Rapper R. Kelly began his relationship with Aaliyah when she was just 12-years-old and he was 24. Aaliyah was the niece of Kelly’s manager and the pair began a secretive “friendship.” Aaliyah came out with her hit single “Age Ain’t Nothing But A Number” soon after meeting Kelly. The two maintained that their relationship was purely friendship until an illegal marriage certificate from 1994 surfaced, which claimed Aaliyah was 18 at the time of the ceremony, when she was actually 15 years old. The marriage was later annulled by Aaliyah’s parents.
Perhaps just as scandalous as R. Kelly’s teenage bride, comedian Jerry Seinfeld began dating his ex-girlfriend Shoshanna Lonstein in 1993, when Lonstein was 17 and Seinfeld was 38 years old. Somewhat unbelievably, this illicit relationship seemed to have little to no effect on Seinfeld’s international comedic acclaim or on the popularity of his sitcom.

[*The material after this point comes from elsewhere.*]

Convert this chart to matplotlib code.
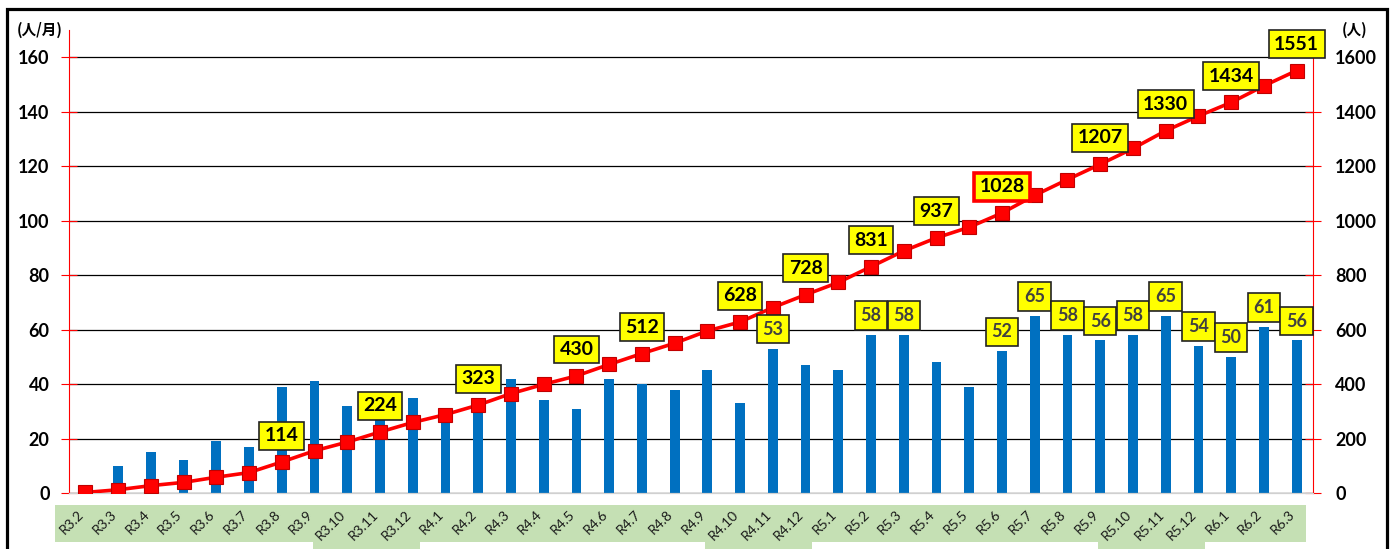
import matplotlib
matplotlib.use("Agg")
import matplotlib.pyplot as plt
import matplotlib.transforms as mtransforms
from matplotlib.patches import Rectangle

plt.rcParams['font.family'] = 'Lato'

months = ['R3.2', 'R3.3', 'R3.4', 'R3.5', 'R3.6', 'R3.7', 'R3.8', 'R3.9', 'R3.10', 'R3.11', 'R3.12',
          'R4.1', 'R4.2', 'R4.3', 'R4.4', 'R4.5', 'R4.6', 'R4.7', 'R4.8', 'R4.9', 'R4.10', 'R4.11', 'R4.12',
          'R5.1', 'R5.2', 'R5.3', 'R5.4', 'R5.5', 'R5.6', 'R5.7', 'R5.8', 'R5.9', 'R5.10', 'R5.11', 'R5.12',
          'R6.1', 'R6.2', 'R6.3']
monthly = [2, 10, 15, 12, 19, 17, 39, 41, 32, 37, 35,
           29, 35, 42, 34, 31, 42, 40, 38, 45, 33, 53, 47,
           45, 58, 58, 48, 39, 52, 65, 58, 56, 58, 65, 54,
           50, 61, 56]
cumulative = [2, 12, 27, 39, 58, 75, 114, 155, 187, 224, 259,
              288, 323, 365, 399, 430, 472, 512, 550, 595, 628, 681, 728,
              773, 831, 889, 937, 976, 1028, 1093, 1151, 1207, 1265, 1330, 1384,
              1434, 1495, 1551]
# which points get a yellow label
cum_labeled = ['R3.8', 'R3.11', 'R4.2', 'R4.5', 'R4.7', 'R4.10', 'R4.12', 'R5.2', 'R5.4',
               'R5.6', 'R5.9', 'R5.11', 'R6.1', 'R6.3']
cum_highlight = 'R5.6'
bar_labeled = ['R4.11', 'R5.2', 'R5.3', 'R5.6', 'R5.7', 'R5.8', 'R5.9', 'R5.10', 'R5.11',
               'R5.12', 'R6.1', 'R6.2', 'R6.3']
# x-label groups that sit lower on the green strip
low_groups = [('R3.10', 'R3.12'), ('R4.10', 'R4.12'), ('R5.10', 'R5.12')]

x = list(range(len(months)))

fig = plt.figure(figsize=(13.94, 5.49), dpi=100)
ax = fig.add_axes([69/1394, 1 - 493/549, (1313-69)/1394, (493-30)/549])
ax2 = ax.twinx()

ax.bar(x, monthly, width=0.3, color='#0070c0', zorder=2)
ax.set_ylim(0, 170)
ax.set_yticks(range(0, 161, 20))
ax.set_xlim(-0.5, len(months) - 0.5)
ax.grid(axis='y', color='black', lw=0.9, zorder=0)
ax.set_axisbelow(True)

ax2.plot(x, cumulative, color='red', lw=2.6, marker='s', markersize=9.5,
         markerfacecolor='red', markeredgecolor='#c00000', markeredgewidth=0.8, zorder=3)
ax2.set_ylim(0, 1700)
ax2.set_yticks(range(0, 1601, 200))

for a in (ax, ax2):
    a.spines['top'].set_visible(False)
    a.spines['left'].set_color('red')
    a.spines['right'].set_color('red')
    a.spines['bottom'].set_color('#d0d0d0')
    a.spines['left'].set_linewidth(0.8)
    a.spines['right'].set_linewidth(0.8)
ax.spines['right'].set_visible(False)
ax2.spines['left'].set_visible(False)

ax.tick_params(axis='y', direction='inout', length=12, color='red', width=0.8,
               labelsize=13, pad=8)
ax2.tick_params(axis='y', direction='inout', length=12, color='red', width=0.8,
                labelsize=13, pad=10)
for lbl in ax.get_yticklabels() + ax2.get_yticklabels():
    lbl.set_fontweight('bold')

ax.set_xticks(x)
ax.tick_params(axis='x', length=0, labelbottom=False)

# month labels, rotated, drawn by hand
lab_tr = mtransforms.blended_transform_factory(ax.transData, ax.transAxes)
for i, m in enumerate(months):
    ax.text(i + 0.02, -0.033, m, transform=lab_tr, rotation=45, ha='right', va='top',
            fontsize=10, color='#1a1a1a', clip_on=False, zorder=3)

# green strip under the month labels
blend = mtransforms.blended_transform_factory(ax.transData, fig.transFigure)
ax.add_patch(Rectangle((-0.92, 1 - 542/549), 38.2, (542-505)/549, transform=blend,
                       facecolor='#c5e0b4', edgecolor='none', clip_on=False, zorder=0))
for g0, g1 in low_groups:
    i0, i1 = months.index(g0), months.index(g1)
    ax.add_patch(Rectangle((i0 - 1.06, -0.02), i1 - i0 + 1.27, 1 - 505/549 + 0.02,
                           transform=blend, facecolor='#c5e0b4', edgecolor='none',
                           clip_on=False, zorder=0))

# labels on the cumulative line
for m in cum_labeled:
    i = months.index(m)
    hi = m == cum_highlight
    ax2.annotate(str(cumulative[i]), (i, cumulative[i]), xytext=(0, 19), textcoords='offset points',
                 ha='center', va='center', fontsize=14, fontweight='bold', color='black',
                 bbox=dict(boxstyle='square,pad=0.28', fc='#ffff00',
                           ec='red' if hi else '#222222', lw=2.6 if hi else 1.2),
                 zorder=6, annotation_clip=False)

# labels on bars
for m in bar_labeled:
    i = months.index(m)
    ax2.annotate(str(monthly[i]), (i, monthly[i] * 10), xytext=(0, 14), textcoords='offset points',
                 ha='center', va='center', fontsize=13, fontweight='bold', color='#404040',
                 bbox=dict(boxstyle='square,pad=0.32', fc='#ffff00', ec='#222222', lw=1.2),
                 zorder=5, annotation_clip=False)

cjk = ['Noto Sans CJK JP', 'DejaVu Sans']
fig.text(17/1394, 1 - 30/549, '(人/月)', family=cjk, fontsize=10.5, fontweight='bold',
         va='center', ha='left')
fig.text(1342/1394, 1 - 30/549, '(人)', family=cjk, fontsize=10.5, fontweight='bold',
         va='center', ha='left')

# outer frame
fig.add_artist(Rectangle((7/1394, -0.05), (1387-7)/1394, 1 - 9/549 + 0.05,
                         transform=fig.transFigure, fill=False, lw=2.3, ec='black'))

fig.savefig('out.png', dpi=100)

This example of a nearly 40-year-old Seinfeld and his high-school-aged girlfriend is rather extreme, yes. So is the example of R. Kelly and his secret marriage to child star Aaliyah, but these relationships hold one common thread with the so-called “innocent” friendship between Drake and Millie Bobby Brown: they started with a friendship and the adamant denial of anything more sinister.
The grooming of underage girls to accept the advances of older men often looks harmless. In most cases it is not as obviously jarring as a 38-year-old Jerry Seinfeld taking his high-school-aged girlfriend out to dinner in Manhattan. It can also look like your friend in his late twenties that repeatedly hooks up with 18- or 19-year-old girls after buying them drinks all night. It’s not about celebrity status. It’s about using flattery and prestige to prey on naivete and insecurity, something which we’re all capable of.
What all of these scenarios share is that the men in question all held some kind of inherent authority or position of prestige which the women were meant to value and seek out. R. Kelly began as Aaliyah’s mentor; Jerry Seinfeld was a highly successful sitcom star; Scott Disick was a reality TV star whose recent divorce from Kourtney Kardashian covered the pages of every tabloid.
Teenage girls should absolutely have the autonomy to make their own choices, but when you’re in dramatically different life stages and levels of independence, there’s an automatic power imbalance that is inherently problematic. When I was a teenager, all I wanted to do was be seen as an adult and to escape the label of immaturity that the word “teenager” carried. I had been taught, from films, television, magazines and my own internalized misogyny that being deemed different from my fellow teenage girls was a good thing and that an older man taking interest in me meant that I had somehow demonstrated exceptional emotional and physical maturity. Seeking out this approval and validation can prove incredibly dangerous when young women are not given the kind of consent-based sexual education to understand healthy relationships.
An implication of these ‘case-studies’ is that all relationships with an age gap are inherently abusive. I know many people who have loving, supportive partnerships with a significant age gap, but these are not the relationships I am concerned with. We need be critical of potential power imbalances and recognize when attraction to younger women go beyond “preferences” and becomes something more sinister. Jerry Seinfeld has enjoyed a decades long career without facing significant backlash for his four-year long relationship with a high schooler. R. Kelly continues to perform and gain traction, despite rumours of his continued abuse of young women. Scott Disick continues to enjoy fame and wealth as the result of his celebrity status. Just because Drake isn’t the first man to do this does not mean there isn’t something very wrong here. Normalizing this behaviour in media only serves to put more girls at risk in our own social circles.